BEGIN Supplied data

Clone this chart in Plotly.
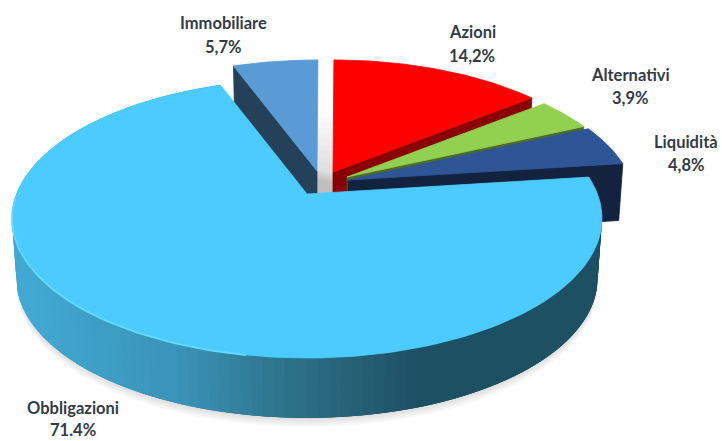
import numpy as np
import plotly.graph_objects as go

# ---- data ----
categories = ["Immobiliare", "Azioni", "Alternativi", "Liquidità", "Obbligazioni"]
shares = [5.7, 14.2, 3.9, 4.8, 71.4]
share_labels = ["5,7%", "14,2%", "3,9%", "4,8%", "71.4%"]

# ---- styling / layout ----
top_colors = ["#5B9BD5", "#FF0000", "#92D050", "#2F5597", "#4BCBFF"]
side_colors = ["#244159", "#8A0000", "#4C6B2A", "#13233F", "#2E7289"]
tips = [(317, 171), (333, 172), (347, 177), (348, 180), (307, 194)]
radii = [0.96, 0.97, 0.96, 0.975, 1.0]
label_pos = [(223, 23, 47), (472, 32, 56), (630, 75, 98), (686, 142, 165), (73, 408, 430)]
START = 110.3
A0, B0, K = 290.4, 135.2, 0.1756
DEPTH = 60
XS = 0.985


def proj(theta, r, tip, dy=0.0, xs=1.0):
    t = np.radians(theta)
    u, v = r * np.cos(t), r * np.sin(t)
    d = 1 + K * v
    return tip[0] + A0 * u / d * xs, tip[1] - B0 * v / d + dy


def poly(fig, xs, ys, fill, line=True):
    fig.add_trace(go.Scatter(
        x=list(xs), y=list(ys), mode="lines", fill="toself", fillcolor=fill,
        line=dict(color=fill if line else "rgba(0,0,0,0)", width=0.8 if line else 0),
        hoverinfo="skip", showlegend=False))


def side_color(x):
    stops_x = [30, 180, 290, 420, 700]
    r = np.interp(x, stops_x, [0x41, 0x3B, 0x2E, 0x1E, 0x1E])
    g = np.interp(x, stops_x, [0xA9, 0x93, 0x72, 0x50, 0x50])
    b = np.interp(x, stops_x, [0xD2, 0xB8, 0x89, 0x64, 0x64])
    return f"rgb({int(r)},{int(g)},{int(b)})"


fig = go.Figure()

# slice angles derived from the shares (clockwise from START)
edges = [START]
for s in shares:
    edges.append(edges[-1] - s * 3.6)

big_a, big_b = edges[4], edges[5]
big_tip, big_color = tips[4], top_colors[4]

# soft shadow seen through the gap between slices
for r in [0.74, 0.69, 0.64, 0.59, 0.54, 0.49, 0.44, 0.39, 0.34, 0.29, 0.24]:
    th = np.linspace(0, 360, 90)
    x, y = proj(th, r, (326, 200))
    poly(fig, x, y, "rgba(0,0,0,0.012)", line=False)

# soft shadow under the large slice
th = np.linspace(big_a, big_b, 160)
for off in [9, 7, 5, 3, 1]:
    x, y = proj(th, 1.0, big_tip, DEPTH + off, XS)
    poly(fig, x, y, "rgba(0,0,0,0.028)", line=False)

# exploded slices, back to front
for i in range(4):
    a, b, tip, r = edges[i], edges[i + 1], tips[i], radii[i]
    # visible cut face: left edge for the first slice, right edge for the others
    e = a if i == 0 else b
    ex, ey = proj(e, r, tip)
    ex2, ey2 = proj(e, r, tip, DEPTH - 3, XS)
    poly(fig, [tip[0], ex, ex2, tip[0], tip[0]],
         [tip[1], ey, ey2, tip[1] + DEPTH - 3, tip[1]], side_colors[i])
    th = np.linspace(a, b, 40)
    x, y = proj(th, r, tip)
    poly(fig, [tip[0], *x, tip[0]], [tip[1], *y, tip[1]], top_colors[i])

# large slice: rim as overlapping strips shaded along x, so no seams show
th = np.linspace(big_a, big_b, 141)
step = th[0] - th[1]
for t0 in th[:-1]:
    t1 = max(t0 - 3 * step, big_b)
    tm = np.linspace(t0, t1, 4)
    xt, yt = proj(tm, 1.0, big_tip)
    xl, yl = proj(tm[::-1], 1.0, big_tip, DEPTH, XS)
    xc, _ = proj(t0 - step / 2, 1.0, big_tip)
    poly(fig, [*xt, *xl, xt[0]], [*yt, *yl, yt[0]], side_color(xc), line=False)

th = np.linspace(big_a, big_b, 200)
x, y = proj(th, 1.0, big_tip)
poly(fig, [big_tip[0], *x, big_tip[0]], [big_tip[1], *y, big_tip[1]], big_color)

# light rim on the front-left edge
th = np.linspace(-178, -100, 60)
x, y = proj(th, 1.0, big_tip)
fig.add_trace(go.Scatter(x=x, y=y, mode="lines", line=dict(color="#63DAFF", width=1.8),
                         hoverinfo="skip", showlegend=False))

for cat, lab, (cx, y1, y2) in zip(categories, share_labels, label_pos):
    for txt, yy in ((cat, y1), (lab, y2)):
        fig.add_annotation(x=cx, y=yy, text=f"<b>{txt}</b>", showarrow=False,
                           xanchor="center", yanchor="middle",
                           font=dict(family="Lato", size=16.5, color="#333B47"))

fig.update_layout(
    width=722, height=441, margin=dict(l=0, r=0, t=0, b=0),
    paper_bgcolor="white", plot_bgcolor="white", showlegend=False,
    xaxis=dict(range=[0, 722], visible=False, fixedrange=True),
    yaxis=dict(range=[441, 0], visible=False, fixedrange=True),
)

fig.write_html("out.html", config={"displayModeBar": False},
               post_script="document.body.style.margin='0';document.body.style.overflow='hidden';")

END Supplied data

**Problem**
Copy the data character for character, but drop all pictures from the copy.

**Result of this task**
Clone this chart in Plotly.
import numpy as np
import plotly.graph_objects as go

# ---- data ----
categories = ["Immobiliare", "Azioni", "Alternativi", "Liquidità", "Obbligazioni"]
shares = [5.7, 14.2, 3.9, 4.8, 71.4]
share_labels = ["5,7%", "14,2%", "3,9%", "4,8%", "71.4%"]

# ---- styling / layout ----
top_colors = ["#5B9BD5", "#FF0000", "#92D050", "#2F5597", "#4BCBFF"]
side_colors = ["#244159", "#8A0000", "#4C6B2A", "#13233F", "#2E7289"]
tips = [(317, 171), (333, 172), (347, 177), (348, 180), (307, 194)]
radii = [0.96, 0.97, 0.96, 0.975, 1.0]
label_pos = [(223, 23, 47), (472, 32, 56), (630, 75, 98), (686, 142, 165), (73, 408, 430)]
START = 110.3
A0, B0, K = 290.4, 135.2, 0.1756
DEPTH = 60
XS = 0.985


def proj(theta, r, tip, dy=0.0, xs=1.0):
    t = np.radians(theta)
    u, v = r * np.cos(t), r * np.sin(t)
    d = 1 + K * v
    return tip[0] + A0 * u / d * xs, tip[1] - B0 * v / d + dy


def poly(fig, xs, ys, fill, line=True):
    fig.add_trace(go.Scatter(
        x=list(xs), y=list(ys), mode="lines", fill="toself", fillcolor=fill,
        line=dict(color=fill if line else "rgba(0,0,0,0)", width=0.8 if line else 0),
        hoverinfo="skip", showlegend=False))


def side_color(x):
    stops_x = [30, 180, 290, 420, 700]
    r = np.interp(x, stops_x, [0x41, 0x3B, 0x2E, 0x1E, 0x1E])
    g = np.interp(x, stops_x, [0xA9, 0x93, 0x72, 0x50, 0x50])
    b = np.interp(x, stops_x, [0xD2, 0xB8, 0x89, 0x64, 0x64])
    return f"rgb({int(r)},{int(g)},{int(b)})"


fig = go.Figure()

# slice angles derived from the shares (clockwise from START)
edges = [START]
for s in shares:
    edges.append(edges[-1] - s * 3.6)

big_a, big_b = edges[4], edges[5]
big_tip, big_color = tips[4], top_colors[4]

# soft shadow seen through the gap between slices
for r in [0.74, 0.69, 0.64, 0.59, 0.54, 0.49, 0.44, 0.39, 0.34, 0.29, 0.24]:
    th = np.linspace(0, 360, 90)
    x, y = proj(th, r, (326, 200))
    poly(fig, x, y, "rgba(0,0,0,0.012)", line=False)

# soft shadow under the large slice
th = np.linspace(big_a, big_b, 160)
for off in [9, 7, 5, 3, 1]:
    x, y = proj(th, 1.0, big_tip, DEPTH + off, XS)
    poly(fig, x, y, "rgba(0,0,0,0.028)", line=False)

# exploded slices, back to front
for i in range(4):
    a, b, tip, r = edges[i], edges[i + 1], tips[i], radii[i]
    # visible cut face: left edge for the first slice, right edge for the others
    e = a if i == 0 else b
    ex, ey = proj(e, r, tip)
    ex2, ey2 = proj(e, r, tip, DEPTH - 3, XS)
    poly(fig, [tip[0], ex, ex2, tip[0], tip[0]],
         [tip[1], ey, ey2, tip[1] + DEPTH - 3, tip[1]], side_colors[i])
    th = np.linspace(a, b, 40)
    x, y = proj(th, r, tip)
    poly(fig, [tip[0], *x, tip[0]], [tip[1], *y, tip[1]], top_colors[i])

# large slice: rim as overlapping strips shaded along x, so no seams show
th = np.linspace(big_a, big_b, 141)
step = th[0] - th[1]
for t0 in th[:-1]:
    t1 = max(t0 - 3 * step, big_b)
    tm = np.linspace(t0, t1, 4)
    xt, yt = proj(tm, 1.0, big_tip)
    xl, yl = proj(tm[::-1], 1.0, big_tip, DEPTH, XS)
    xc, _ = proj(t0 - step / 2, 1.0, big_tip)
    poly(fig, [*xt, *xl, xt[0]], [*yt, *yl, yt[0]], side_color(xc), line=False)

th = np.linspace(big_a, big_b, 200)
x, y = proj(th, 1.0, big_tip)
poly(fig, [big_tip[0], *x, big_tip[0]], [big_tip[1], *y, big_tip[1]], big_color)

# light rim on the front-left edge
th = np.linspace(-178, -100, 60)
x, y = proj(th, 1.0, big_tip)
fig.add_trace(go.Scatter(x=x, y=y, mode="lines", line=dict(color="#63DAFF", width=1.8),
                         hoverinfo="skip", showlegend=False))

for cat, lab, (cx, y1, y2) in zip(categories, share_labels, label_pos):
    for txt, yy in ((cat, y1), (lab, y2)):
        fig.add_annotation(x=cx, y=yy, text=f"<b>{txt}</b>", showarrow=False,
                           xanchor="center", yanchor="middle",
                           font=dict(family="Lato", size=16.5, color="#333B47"))

fig.update_layout(
    width=722, height=441, margin=dict(l=0, r=0, t=0, b=0),
    paper_bgcolor="white", plot_bgcolor="white", showlegend=False,
    xaxis=dict(range=[0, 722], visible=False, fixedrange=True),
    yaxis=dict(range=[441, 0], visible=False, fixedrange=True),
)

fig.write_html("out.html", config={"displayModeBar": False},
               post_script="document.body.style.margin='0';document.body.style.overflow='hidden';")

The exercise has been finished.